Nuke: your tool for tackling animation
Nuke’s non-destructive workflow, powered by its node graph, accelerates the speed at which artists can iterate even more. Anna explains: “Typically, when you make changes in a DCC—say, adding a paint stroke—followed by several other steps, there’s a lengthy process to undo that same stroke. You would have to edit, undo, edit, undo, until you get back to the point in the timeline before the mistake was made.”
“In Nuke, however, you could find that exact incorrect paint stroke, delete it, change it and so on, without affecting the rest of the image. It's not a linear workflow, and you can work in whatever order, which facilitates creativity for artists.”
This workflow is supported by features like Smart Vectors and Nuke’s robust 3D system, allowing artists to work in a true 3D space. With a focus on providing fine-grained creative control, Nuke’s feature list is tailored toward managing renders as part of the animation process.
“If you’ve got an area of your render that the director has changed their mind on, you don’t necessarily need to re-render, you could paint that out,” David comments. “You can replace that.
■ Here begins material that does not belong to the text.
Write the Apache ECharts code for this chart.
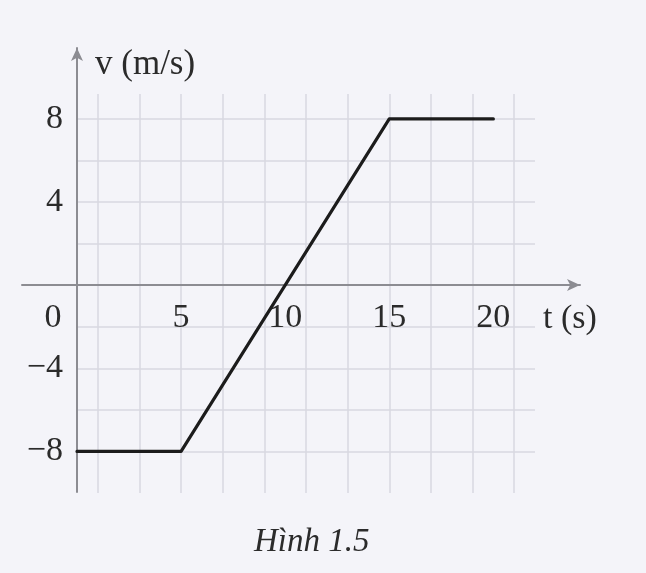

There's a whole suite of tools that Nuke provides that are very, very good at fixing images, allowing you to make changes directly in the comp.”
David highlights Nuke’s Particle System here as another essential facet in an artist’s toolkit that speeds up the creative process: “Using Particles, you can do quick add-ons and things like dust hits and spark elements, quickly and cheaply. Fully simulating these in another package then rendering them out is a lot more time consuming and expensive. With Nuke, if you want to have some dust falling, or something simple just to augment the shot and add a little bit more detail, you can do this right away.”
As an image processing engine, Nuke consumes data from other applications and exposes this same data to artists with the maximum amount of control and flexibility to make the changes needed quickly, efficiently and non-destructively.
The result: increased efficiency and a heightened sense of creativity to arm artists with the means to tackle today’s most demanding CG animated projects.